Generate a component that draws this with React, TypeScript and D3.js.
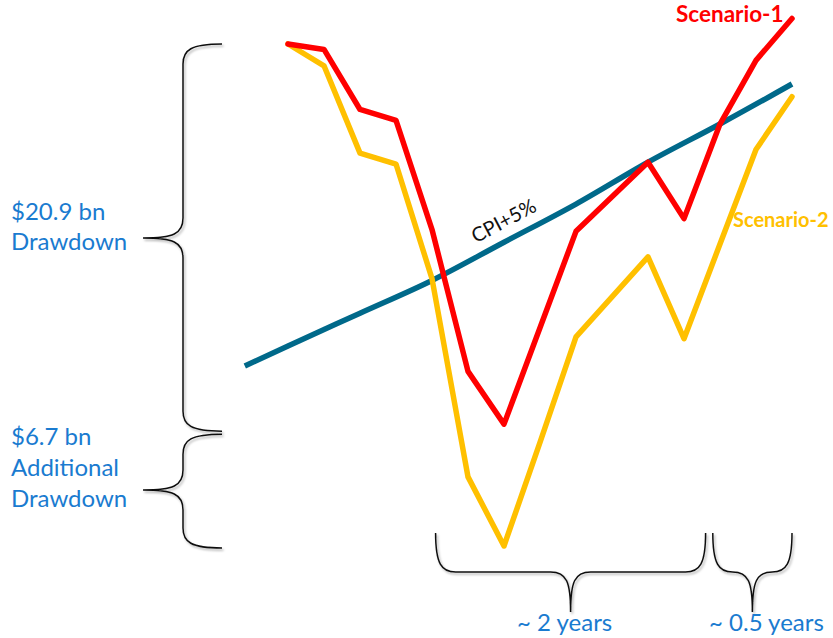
import React from "react";
import * as d3 from "d3";

// Cumulative change vs. starting value, $ bn, at each period index
const periods = [0, 1, 2, 3, 4, 5, 6, 7, 8, 9, 10, 11, 12, 13, 14];
const scenario1 = [0, -0.3, -3.6, -4.2, -10.2, -18.0, -20.9, -15.6, -10.3, -8.4, -6.5, -9.6, -4.4, -0.9, 1.4];
const scenario2 = [0, -1.2, -6.0, -6.6, -12.9, -23.8, -27.6, -21.9, -16.1, -13.9, -11.7, -16.2, -11.0, -5.8, -2.9];
const cpiPeriods = [-1.2, 0, 2, 4, 6, 8, 10, 12, 14];
const cpiPlus5 = [-17.7, -16.6, -14.8, -13.0, -10.9, -8.8, -6.5, -4.4, -2.2];

const drawdownLabel = ["$20.9 bn", "Drawdown"];
const additionalLabel = ["$6.7 bn", "Additional", "Drawdown"];
const durationLabels = ["~ 2 years", "~ 0.5 years"];
const durationSpans: [number, number][] = [[4.1, 11.6], [11.8, 14]];
const durationLabelShift = [-6, 14];

const W = 833;
const H = 638;
const FONT = "Lato, 'Open Sans', sans-serif";
const BLUE = "#1a7bd0";

const x = d3.scaleLinear().domain([0, 14]).range([288, 792]);
const y = d3.scaleLinear().domain([-27.6, 0]).range([546, 44]);

// Vertical curly brace opening to the right, tip pointing left
function vBrace(xr: number, y0: number, y1: number, tipY: number) {
  const xs = xr - 39; // spine
  const xt = xr - 79; // tip
  const r = 20;
  const p = d3.path();
  p.moveTo(xr, y0);
  p.bezierCurveTo(xs + 8, y0, xs, y0 + 6, xs, y0 + Math.min(r, (tipY - y0) / 2));
  p.lineTo(xs, tipY - Math.min(r, (tipY - y0) / 2));
  p.bezierCurveTo(xs, tipY - 4, xs - 10, tipY, xt, tipY);
  p.bezierCurveTo(xs - 10, tipY, xs, tipY + 4, xs, tipY + Math.min(r, (y1 - tipY) / 2));
  p.lineTo(xs, y1 - Math.min(r, (y1 - tipY) / 2));
  p.bezierCurveTo(xs, y1 - 6, xs + 8, y1, xr, y1);
  return p.toString();
}

// Horizontal curly brace opening upward, tip pointing down
function hBrace(x0: number, x1: number, tipX: number, yTop: number) {
  const ys = yTop + 39;
  const yt = yTop + 79;
  const r0 = Math.min(20, (tipX - x0) / 2);
  const r1 = Math.min(20, (x1 - tipX) / 2);
  const p = d3.path();
  p.moveTo(x0, yTop);
  p.bezierCurveTo(x0, ys - 8, x0 + 6, ys, x0 + r0, ys);
  p.lineTo(tipX - r0, ys);
  p.bezierCurveTo(tipX - 4, ys, tipX, ys + 10, tipX, yt);
  p.bezierCurveTo(tipX, ys + 10, tipX + 4, ys, tipX + r1, ys);
  p.lineTo(x1 - r1, ys);
  p.bezierCurveTo(x1 - 6, ys, x1, ys - 8, x1, yTop);
  return p.toString();
}

export default function App() {
  const line = d3
    .line<[number, number]>()
    .x((d) => x(d[0]))
    .y((d) => y(d[1]));
  const cpiLine = d3
    .line<[number, number]>()
    .x((d) => x(d[0]))
    .y((d) => y(d[1]))
    .curve(d3.curveMonotoneX);

  const s1 = periods.map((p, i) => [p, scenario1[i]] as [number, number]);
  const s2 = periods.map((p, i) => [p, scenario2[i]] as [number, number]);
  const cpi = cpiPeriods.map((p, i) => [p, cpiPlus5[i]] as [number, number]);

  const trough1 = d3.min(scenario1) as number;
  const trough2 = d3.min(scenario2) as number;
  const yTop = y(0);
  const yT1 = y(trough1);
  const yT2 = y(trough2);

  const braceBottomTop = 533;

  // Rotation of the CPI label follows the line's local slope
  const ax = x(6), ay = y(-10.9), bx = x(8), by = y(-8.8);
  const angle = (Math.atan2(by - ay, bx - ax) * 180) / Math.PI;

  return (
    <svg
      width={W}
      height={H}
      viewBox={`0 0 ${W} ${H}`}
      style={{ position: "absolute", left: 0, top: 0, background: "#fff" }}
    >
      <defs>
        <filter id="braceShadow" x="-20%" y="-20%" width="140%" height="140%">
          <feDropShadow dx="1.5" dy="2" stdDeviation="1.2" floodColor="#000" floodOpacity="0.3" />
        </filter>
      </defs>

      {/* Braces */}
      <g fill="none" stroke="#111" strokeWidth={1.5} filter="url(#braceShadow)">
        <path d={vBrace(222, yTop, yT1 + 7, 238)} />
        <path d={vBrace(222, yT1 + 10, yT2 + 2, 490)} />
        {durationSpans.map(([a, b], i) => (
          <path key={i} d={hBrace(x(a), x(b), (x(a) + x(b)) / 2, braceBottomTop)} />
        ))}
      </g>

      {/* Series */}
      <path d={cpiLine(cpi) as string} fill="none" stroke="#00698a" strokeWidth={5.5} strokeLinecap="butt" />
      <path d={line(s2) as string} fill="none" stroke="#ffc000" strokeWidth={5.5} strokeLinejoin="round" strokeLinecap="round" />
      <path d={line(s1) as string} fill="none" stroke="#ff0000" strokeWidth={5.5} strokeLinejoin="round" strokeLinecap="round" />

      {/* Series labels */}
      <text x={676} y={22} fill="#ff0000" fontFamily={FONT} fontWeight={700} fontSize={22.5}>
        Scenario-1
      </text>
      <text x={733} y={227} fill="#ffc000" fontFamily={FONT} fontWeight={700} fontSize={20}>
        Scenario-2
      </text>
      <text
        transform={`translate(507,227) rotate(${angle})`}
        textAnchor="middle"
        fill="#111"
        fontFamily={FONT}
        fontSize={20}
      >
        CPI+5%
      </text>

      {/* Drawdown annotations */}
      <g fill={BLUE} fontFamily={FONT} fontSize={24}>
        {drawdownLabel.map((t, i) => (
          <text key={t} x={11} y={220 + i * 30}>
            {t}
          </text>
        ))}
        {additionalLabel.map((t, i) => (
          <text key={t + i} x={11} y={445 + i * 31}>
            {t}
          </text>
        ))}
        {durationLabels.map((t, i) => {
          const [a, b] = durationSpans[i];
          return (
            <text key={t} x={(x(a) + x(b)) / 2 + durationLabelShift[i]} y={631} textAnchor="middle">
              {t}
            </text>
          );
        })}
      </g>
    </svg>
  );
}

Exercise directions: In the material above, tally every line with the string "React" in it, then give that number alone.

Response: 2